= Data for processing =
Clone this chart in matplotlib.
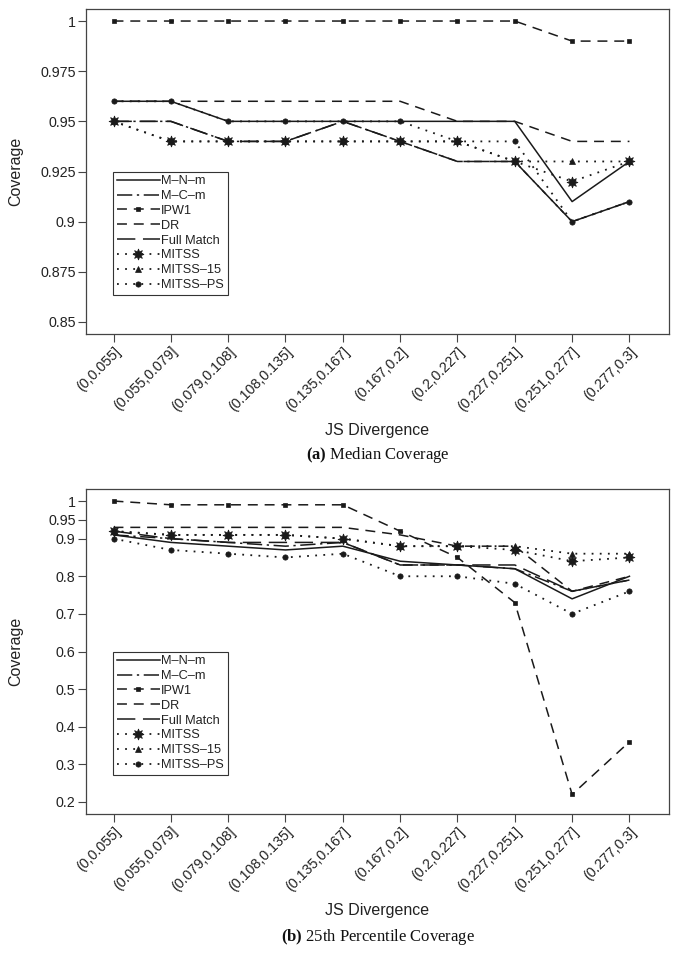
import matplotlib
matplotlib.use("Agg")
import matplotlib.pyplot as plt

plt.rcParams['font.family'] = ['Liberation Sans', 'DejaVu Sans']
plt.rcParams['mathtext.fontset'] = 'custom'
plt.rcParams['mathtext.rm'] = 'Liberation Serif'
plt.rcParams['mathtext.bf'] = 'Liberation Serif:bold'

BINS = ["(0,0.055]", "(0.055,0.079]", "(0.079,0.108]", "(0.108,0.135]", "(0.135,0.167]",
        "(0.167,0.2]", "(0.2,0.227]", "(0.227,0.251]", "(0.251,0.277]", "(0.277,0.3]"]
X = list(range(1, 11))
NAMES = ["M\u2013N\u2013m", "M\u2013C\u2013m", "IPW1", "DR", "Full Match", "MITSS", "MITSS\u201315", "MITSS\u2013PS"]

# (a) median coverage
MED_MNM = [0.96, 0.96, 0.95, 0.95, 0.95, 0.95, 0.95, 0.95, 0.91, 0.93]
MED_MCM = [0.95, 0.95, 0.94, 0.94, 0.95, 0.94, 0.93, 0.93, 0.90, 0.91]
MED_IPW = [1.00, 1.00, 1.00, 1.00, 1.00, 1.00, 1.00, 1.00, 0.99, 0.99]
MED_DR = [0.96, 0.96, 0.96, 0.96, 0.96, 0.96, 0.95, 0.95, 0.94, 0.94]
MED_FULL = [0.95, 0.95, 0.94, 0.94, 0.95, 0.94, 0.93, 0.93, 0.90, 0.91]
MED_MITSS = [0.95, 0.94, 0.94, 0.94, 0.94, 0.94, 0.94, 0.93, 0.92, 0.93]
MED_M15 = [0.95, 0.94, 0.94, 0.94, 0.94, 0.94, 0.94, 0.93, 0.93, 0.93]
MED_MPS = [0.96, 0.96, 0.95, 0.95, 0.95, 0.95, 0.94, 0.94, 0.90, 0.91]

# (b) 25th percentile coverage
P25_MNM = [0.91, 0.89, 0.88, 0.87, 0.88, 0.84, 0.83, 0.82, 0.74, 0.80]
P25_MCM = [0.91, 0.90, 0.89, 0.88, 0.89, 0.83, 0.83, 0.82, 0.76, 0.79]
P25_IPW = [1.00, 0.99, 0.99, 0.99, 0.99, 0.92, 0.85, 0.73, 0.22, 0.36]
P25_DR = [0.93, 0.93, 0.93, 0.93, 0.93, 0.91, 0.88, 0.88, 0.76, 0.80]
P25_FULL = [0.92, 0.90, 0.89, 0.89, 0.89, 0.83, 0.83, 0.83, 0.76, 0.79]
P25_MITSS = [0.92, 0.91, 0.91, 0.91, 0.90, 0.88, 0.88, 0.87, 0.84, 0.85]
P25_M15 = [0.92, 0.91, 0.91, 0.91, 0.90, 0.88, 0.88, 0.88, 0.86, 0.86]
P25_MPS = [0.90, 0.87, 0.86, 0.85, 0.86, 0.80, 0.80, 0.78, 0.70, 0.76]

MED = [MED_MNM, MED_MCM, MED_IPW, MED_DR, MED_FULL, MED_MITSS, MED_M15, MED_MPS]
P25 = [P25_MNM, P25_MCM, P25_IPW, P25_DR, P25_FULL, P25_MITSS, P25_M15, P25_MPS]

MED_TICKS = [0.85, 0.875, 0.9, 0.925, 0.95, 0.975, 1.0]
MED_TICKLABELS = ["0.85", "0.875", "0.9", "0.925", "0.95", "0.975", "1"]
P25_TICKS = [0.2, 0.3, 0.4, 0.5, 0.6, 0.7, 0.8, 0.9, 0.95, 1.0]
P25_TICKLABELS = ["0.2", "0.3", "0.4", "0.5", "0.6", "0.7", "0.8", "0.9", "0.95", "1"]

# line styles (dash pattern, marker, marker size, linewidth)
STYLES = [
    (None, None, 0, 1.1),
    ((10, 3, 1.5, 3), None, 0, 1.1),
    ((6.5, 4.5), "s", 3.4, 1.1),
    ((6.5, 4.5), None, 0, 1.1),
    ((12, 5), None, 0, 1.1),
    ((1, 3.5), (8, 1, 0), 8, 1.3),
    ((1, 3.5), "^", 4.8, 1.3),
    ((1, 3.5), "o", 3.8, 1.3),
]

INK = "#1a1a1a"
FRAME = "#444444"


def draw_panel(ax, series, ticks, ticklabels, ylim):
    for name, ys, (dash, mk, ms, lw) in zip(NAMES, series, STYLES):
        line, = ax.plot(X, ys, color=INK, lw=lw, marker=mk, ms=ms,
                        mfc=INK, mec=INK, mew=0.5, label=name)
        if dash is not None:
            line.set_dashes(dash)
    ax.set_xlim(0.52, 10.69)
    ax.set_ylim(*ylim)
    ax.set_xticks(X)
    ax.set_xticklabels(BINS, rotation=45, ha="right", va="top", rotation_mode="anchor")
    ax.set_yticks(ticks)
    ax.set_yticklabels(ticklabels)
    ax.tick_params(direction="out", length=5.5, width=0.8, color=FRAME,
                   labelsize=10.3, labelcolor="#222222", pad=2)
    for s in ax.spines.values():
        s.set_color(FRAME)
        s.set_linewidth(0.9)
    leg = ax.legend(loc="upper left", bbox_to_anchor=(0.046, 0.50), borderaxespad=0,
                    fontsize=9.2, handlelength=3.4, handletextpad=0.1, labelspacing=0.22,
                    borderpad=0.3, numpoints=1, fancybox=False, framealpha=1)
    leg.get_frame().set_edgecolor("#333333")
    leg.get_frame().set_linewidth(0.8)
    for t in leg.get_texts():
        t.set_color("#222222")


fig = plt.figure(figsize=(6.79, 9.56), dpi=100)
ax1 = fig.add_axes([86 / 679, 1 - 334 / 956, 583 / 679, 325 / 956])
ax2 = fig.add_axes([86 / 679, 1 - 814 / 956, 583 / 679, 325 / 956])

draw_panel(ax1, MED, MED_TICKS, MED_TICKLABELS, (0.844, 1.006))
draw_panel(ax2, P25, P25_TICKS, P25_TICKLABELS, (0.168, 1.032))

cx = (86 + 669) / 2 / 679
for ycov, yjs, ycap, tag, cap in [(171.5, 430, 455, "(a)", "Median Coverage"),
                                  (651.5, 911, 937, "(b)", "25th Percentile Coverage")]:
    fig.text(16 / 679, 1 - ycov / 956, "Coverage", rotation=90, ha="center", va="center",
             fontsize=11.5, color="#222222")
    fig.text(cx, 1 - yjs / 956, "JS Divergence", ha="center", va="center",
             fontsize=11.5, color="#222222")
    fig.text(cx, 1 - ycap / 956, r"$\mathbf{" + tag + r"}$ " + cap, ha="center", va="center",
             fontsize=12, family="Liberation Serif", color="#111111")

fig.savefig("out.png", dpi=100)
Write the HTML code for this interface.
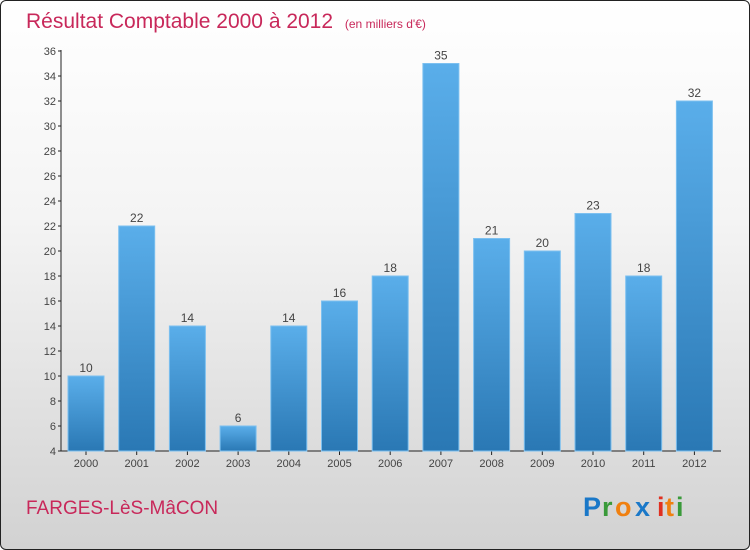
<!DOCTYPE html>
<html><head><meta charset="utf-8"><style>
body{margin:0}
#c{position:relative;width:748px;height:548px;border:1px solid #222;border-radius:6px;overflow:hidden;background:linear-gradient(#ffffff 0%,#f4f4f4 40%,#d2d2d2 100%);font-family:"Liberation Sans",sans-serif}
</style></head><body>
<div id="c">
<svg width="748" height="548">
<defs><linearGradient id="bg" x1="0" y1="0" x2="0" y2="1"><stop offset="0" stop-color="#5aaeea"/><stop offset="1" stop-color="#2a78b4"/></linearGradient></defs>
<text x="25" y="27" font-size="21" fill="#c8285a">Résultat Comptable 2000 à 2012 <tspan font-size="12" dx="6">(en milliers d'€)</tspan></text>
<g id="axes"></g><g id="bars"></g>
<text x="25" y="513" font-size="19" fill="#c8285a">FARGES-LèS-MâCON</text>
<g font-size="27" font-weight="bold" font-family="Liberation Sans,sans-serif">
<text x="582" y="515" fill="#1a78c8">P</text><text x="601" y="515" fill="#3a9a3a">r</text><text x="614" y="515" fill="#f08010">o</text><text x="634" y="515" fill="#1a78c8">x</text><text x="656" y="515" fill="#e03020">i</text><text x="664" y="515" fill="#f08010">t</text><text x="675" y="515" fill="#3a9a3a">i</text></g>
</svg></div>
<script>
const years=["2000","2001","2002","2003","2004","2005","2006","2007","2008","2009","2010","2011","2012"];
const values=[10,22,14,6,14,16,18,35,21,20,23,18,32];
const yTicks=[4,6,8,10,12,14,16,18,20,22,24,26,28,30,32,34,36];
const ns="http://www.w3.org/2000/svg";
const y=v=>450-(v-4)*(400/32);
const x=i=>85+i*50.7;
const ax=document.getElementById('axes'),bs=document.getElementById('bars');
function mk(t,a,p){const e=document.createElementNS(ns,t);for(const k in a)e.setAttribute(k,a[k]);p.appendChild(e);return e;}
const yl=mk('line',{x1:60,y1:49,x2:60,y2:450,stroke:'#222'},ax);


const xl=mk('line',{x1:60,y1:450,x2:720,y2:450,stroke:'#222'},ax);


yTicks.forEach(v=>{
 mk('line',{x1:57,x2:60,y1:y(v),y2:y(v),stroke:'#222'},ax);
 const t=mk('text',{x:55,y:y(v)+4,'font-size':11,fill:'#444','text-anchor':'end'},ax);
 t.textContent=v;
 
 
});
years.forEach((yr,i)=>{
 const v=values[i];
 const r=mk('rect',{x:x(i)-18,y:y(v),width:36,height:450-y(v),fill:'url(#bg)',stroke:'#7cc0f0','stroke-width':1},bs);
 
 
 const l=mk('text',{x:x(i),y:y(v)-4,'font-size':12,fill:'#444','text-anchor':'middle'},bs);
 l.textContent=v;
 
 
 mk('line',{x1:x(i),x2:x(i),y1:450,y2:454,stroke:'#222'},ax);
 const t=mk('text',{x:x(i),y:466,'font-size':11,fill:'#444','text-anchor':'middle'},ax);
 t.textContent=yr;
 
 
});
</script>
</body></html>
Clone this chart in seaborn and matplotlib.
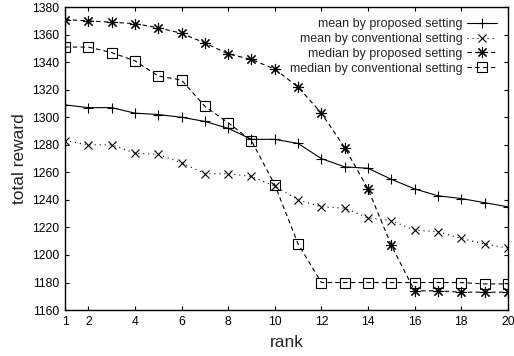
import numpy as np
import pandas as pd
import matplotlib
matplotlib.use('Agg')
import matplotlib.pyplot as plt
import seaborn as sns

rank = list(range(1, 21))

mean_proposed = [1309, 1307, 1307, 1303, 1302, 1300, 1297, 1292, 1284, 1284,
                 1281, 1270, 1264, 1263, 1255, 1248, 1243, 1241, 1238, 1235]
mean_conventional = [1283, 1280, 1280, 1274, 1273, 1267, 1259, 1259, 1257, 1250,
                     1240, 1235, 1234, 1227, 1225, 1218, 1217, 1212, 1208, 1205]
median_proposed = [1371, 1370, 1369, 1368, 1365, 1361, 1354, 1346, 1342, 1335,
                   1322, 1303, 1278, 1248, 1207, 1174, 1174, 1173, 1173, 1173]
median_conventional = [1351, 1351, 1347, 1341, 1330, 1327, 1308, 1296, 1283, 1251,
                       1208, 1180, 1180, 1180, 1180, 1180, 1180, 1180, 1179, 1179]

labels = ['mean by proposed setting', 'mean by conventional setting',
          'median by proposed setting', 'median by conventional setting']

sns.set_style('ticks')
plt.rcParams['font.family'] = ['Liberation Sans', 'DejaVu Sans']

fig = plt.figure(figsize=(5.14, 3.56), dpi=100)
ax = fig.add_axes([0.1265, 0.129, 0.8615, 0.851])

series = [
    (mean_proposed, '+', '-', 7, 'black'),
    (mean_conventional, 'x', (0, (1, 3.5)), 6, 'black'),
    (median_proposed, (8, 2, 0), (0, (4, 3)), 8, 'black'),
    (median_conventional, 's', (0, (4, 3)), 7, 'none'),
]
for (vals, mk, ls, ms, fc), lab in zip(series, labels):
    sns.lineplot(x=rank, y=vals, ax=ax, color='black', marker=mk, linestyle=ls,
                 markersize=ms, markerfacecolor=fc, markeredgecolor='black',
                 markeredgewidth=0.8, linewidth=0.8, label=lab)

ax.set_xlim(1, 20)
ax.set_ylim(1160, 1380)
ax.set_xticks([1, 2, 4, 6, 8, 10, 12, 14, 16, 18, 20])
ax.set_yticks(np.arange(1160, 1381, 20))
ax.tick_params(direction='in', top=True, right=True, labelsize=8.7, length=3,
               width=0.8, pad=4, colors='black')
for sp in ax.spines.values():
    sp.set_visible(True)
    sp.set_linewidth(1.0)
    sp.set_color('black')

ax.set_xlabel('rank', fontsize=12.5, labelpad=5)
ax.set_ylabel('total reward', fontsize=12.5, labelpad=4)

ax.legend(loc='upper right', frameon=False, markerfirst=False, fontsize=9,
          handlelength=2.4, handletextpad=0.3, labelspacing=0.22,
          borderaxespad=0.5, alignment='right')

fig.savefig('out.png', dpi=100)
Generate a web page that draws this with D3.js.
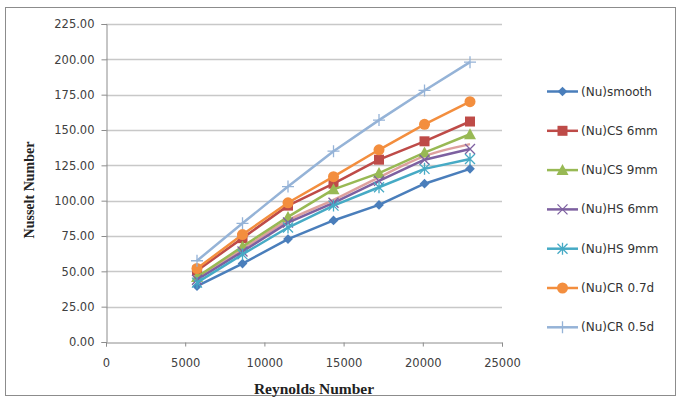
<!DOCTYPE html>
<html><head><meta charset="utf-8">
<script src="https://cdn.jsdelivr.net/npm/d3@7"></script>
<style>body{margin:0;background:#fff}svg{display:block}</style>
</head><body>
<script>
const reynolds = [5745, 8618, 11490, 14363, 17235, 20108, 22980];
const nuSmooth = [39.5, 55.5, 72.8, 86.0, 97.0, 112.0, 122.5];
const nuCS6 = [50.5, 73.5, 96.5, 112.0, 129.0, 142.0, 156.0];
const nuCS9 = [46.0, 67.5, 88.5, 108.0, 119.5, 134.0, 147.0];
const nuHS6 = [44.0, 64.0, 84.5, 98.5, 114.0, 129.0, 136.5];
const nuHS9 = [42.0, 62.0, 81.0, 96.5, 109.5, 122.5, 129.5];
const nuCR07 = [52.0, 76.0, 98.5, 117.0, 136.0, 154.0, 170.0];
const nuCR05 = [57.5, 84.0, 110.0, 135.0, 157.0, 178.0, 198.0];
const nuTrend = [45.0, 65.5, 86.0, 100.5, 116.5, 131.5, 140.0];
const seriesNames = ["(Nu)smooth","(Nu)CS 6mm","(Nu)CS 9mm","(Nu)HS 6mm","(Nu)HS 9mm","(Nu)CR 0.7d","(Nu)CR 0.5d"];
const yTicks = [0,25,50,75,100,125,150,175,200,225];
const xTicks = [0,5000,10000,15000,20000,25000];

const W = 679, H = 403;
const plot = {l:106, r:502, t:24, b:342};
const svg = d3.select("body").append("svg").attr("width",W).attr("height",H);
svg.append("rect").attr("x",5.5).attr("y",7.5).attr("width",670).attr("height",388)
  .attr("fill","#fff").attr("stroke","#8c8c8c").attr("stroke-width",1);

const x = d3.scaleLinear().domain([0,25000]).range([plot.l,plot.r]);
const y = d3.scaleLinear().domain([0,225]).range([plot.b,plot.t]);

// gridlines
svg.append("g").selectAll("line").data(yTicks.filter(d=>d>0)).join("line")
  .attr("x1",plot.l).attr("x2",plot.r).attr("y1",d=>Math.round(y(d))+0.5).attr("y2",d=>Math.round(y(d))+0.5)
  .attr("stroke","#c8c8c8").attr("stroke-width",1.3);

const font = "DejaVu Sans, Verdana, sans-serif";
const yAxis = svg.append("g").attr("transform",`translate(${plot.l+0.5},0)`)
  .call(d3.axisLeft(y).tickValues(yTicks).tickFormat(d=>d.toFixed(2)).tickSize(5).tickPadding(7));
const xAxis = svg.append("g").attr("transform",`translate(0,${Math.round(plot.b)+0.5})`)
  .call(d3.axisBottom(x).tickValues(xTicks).tickFormat(d3.format("d")).tickSize(4).tickPadding(12));
[yAxis,xAxis].forEach(a=>{
  a.selectAll("path,line").attr("stroke","#8c8c8c");
  a.selectAll("text").attr("font-family",font).attr("font-size","11.5px").attr("fill","#404040");
});

svg.append("text").attr("transform","translate(34,190) rotate(-90)").attr("text-anchor","middle")
  .attr("font-family","Liberation Serif, Times New Roman, serif").attr("font-weight","bold").attr("font-size","14px")
  .attr("fill","#222").text("Nusselt Number");
svg.append("text").attr("x",314).attr("y",394).attr("text-anchor","middle")
  .attr("font-family","Liberation Serif, Times New Roman, serif").attr("font-weight","bold").attr("font-size","15.5px")
  .attr("fill","#222").text("Reynolds Number");

const series = [
  {name:seriesNames[0], vals:nuSmooth, color:"#4A7EBB", marker:"diamond"},
  {name:seriesNames[1], vals:nuCS6, color:"#BE4B48", marker:"square"},
  {name:seriesNames[2], vals:nuCS9, color:"#98B954", marker:"triangle"},
  {name:seriesNames[3], vals:nuHS6, color:"#7D60A0", marker:"x"},
  {name:seriesNames[4], vals:nuHS9, color:"#46AAC5", marker:"star"},
  {name:seriesNames[5], vals:nuCR07, color:"#F38E3E", marker:"circle"},
  {name:seriesNames[6], vals:nuCR05, color:"#95B3D7", marker:"plus"}
];

function drawMarker(g, type, color, cx, cy){
  const s = g.append("g").attr("transform",`translate(${cx},${cy})`);
  if(type==="diamond") s.append("path").attr("d",d3.symbol(d3.symbolDiamond2,60)()).attr("fill",color);
  else if(type==="square") s.append("rect").attr("x",-5).attr("y",-5).attr("width",10).attr("height",10).attr("fill",color);
  else if(type==="triangle") s.append("path").attr("d","M0,-6L6,5L-6,5Z").attr("fill",color);
  else if(type==="circle") s.append("circle").attr("r",5.5).attr("fill",color);
  else if(type==="x") s.append("path").attr("d","M-5,-5L5,5M-5,5L5,-5").attr("stroke",color).attr("stroke-width",1.3);
  else if(type==="star") s.append("path").attr("d","M-5,-5L5,5M-5,5L5,-5M0,-6L0,6").attr("stroke",color).attr("stroke-width",1.3);
  else if(type==="plus") s.append("path").attr("d","M-6,0L6,0M0,-6L0,6").attr("stroke",color).attr("stroke-width",1.3);
}

const line = d3.line().x((d,i)=>x(reynolds[i])).y(d=>y(d));
const plotG = svg.append("g");

// light trend-like curve
plotG.append("path").attr("d",d3.line().x((d,i)=>x(reynolds[i])).y(d=>y(d)).curve(d3.curveCatmullRom)(nuTrend))
  .attr("fill","none").attr("stroke","#D99694").attr("stroke-width",2.5).attr("opacity",0.9);

series.forEach(s=>{
  plotG.append("path").attr("d",line(s.vals)).attr("fill","none").attr("stroke",s.color).attr("stroke-width",2.5)
    .attr("stroke-linejoin","round");
  s.vals.forEach((v,i)=>drawMarker(plotG,s.marker,s.color,x(reynolds[i]),y(v)));
});

// legend
const lg = svg.append("g");
series.forEach((s,i)=>{
  const yy = 91.5 + i*39.3;
  lg.append("line").attr("x1",547).attr("x2",578).attr("y1",yy).attr("y2",yy).attr("stroke",s.color).attr("stroke-width",2.5);
  drawMarker(lg,s.marker,s.color,562.5,yy);
  lg.append("text").attr("x",581).attr("y",yy+4).attr("font-family",font).attr("font-size","12px")
    .attr("fill","#333").text(s.name);
});
</script>
</body></html>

= What you should do =
Do not copy any pictures. Retype exactly the stretch from the line with "Clone this chart in seaborn and matplotlib." through the line with "markeredgewidth=0.8, linewidth=0.8, label=lab)".

= Task answer =
Clone this chart in seaborn and matplotlib.
import numpy as np
import pandas as pd
import matplotlib
matplotlib.use('Agg')
import matplotlib.pyplot as plt
import seaborn as sns

rank = list(range(1, 21))

mean_proposed = [1309, 1307, 1307, 1303, 1302, 1300, 1297, 1292, 1284, 1284,
                 1281, 1270, 1264, 1263, 1255, 1248, 1243, 1241, 1238, 1235]
mean_conventional = [1283, 1280, 1280, 1274, 1273, 1267, 1259, 1259, 1257, 1250,
                     1240, 1235, 1234, 1227, 1225, 1218, 1217, 1212, 1208, 1205]
median_proposed = [1371, 1370, 1369, 1368, 1365, 1361, 1354, 1346, 1342, 1335,
                   1322, 1303, 1278, 1248, 1207, 1174, 1174, 1173, 1173, 1173]
median_conventional = [1351, 1351, 1347, 1341, 1330, 1327, 1308, 1296, 1283, 1251,
                       1208, 1180, 1180, 1180, 1180, 1180, 1180, 1180, 1179, 1179]

labels = ['mean by proposed setting', 'mean by conventional setting',
          'median by proposed setting', 'median by conventional setting']

sns.set_style('ticks')
plt.rcParams['font.family'] = ['Liberation Sans', 'DejaVu Sans']

fig = plt.figure(figsize=(5.14, 3.56), dpi=100)
ax = fig.add_axes([0.1265, 0.129, 0.8615, 0.851])

series = [
    (mean_proposed, '+', '-', 7, 'black'),
    (mean_conventional, 'x', (0, (1, 3.5)), 6, 'black'),
    (median_proposed, (8, 2, 0), (0, (4, 3)), 8, 'black'),
    (median_conventional, 's', (0, (4, 3)), 7, 'none'),
]
for (vals, mk, ls, ms, fc), lab in zip(series, labels):
    sns.lineplot(x=rank, y=vals, ax=ax, color='black', marker=mk, linestyle=ls,
                 markersize=ms, markerfacecolor=fc, markeredgecolor='black',
                 markeredgewidth=0.8, linewidth=0.8, label=lab)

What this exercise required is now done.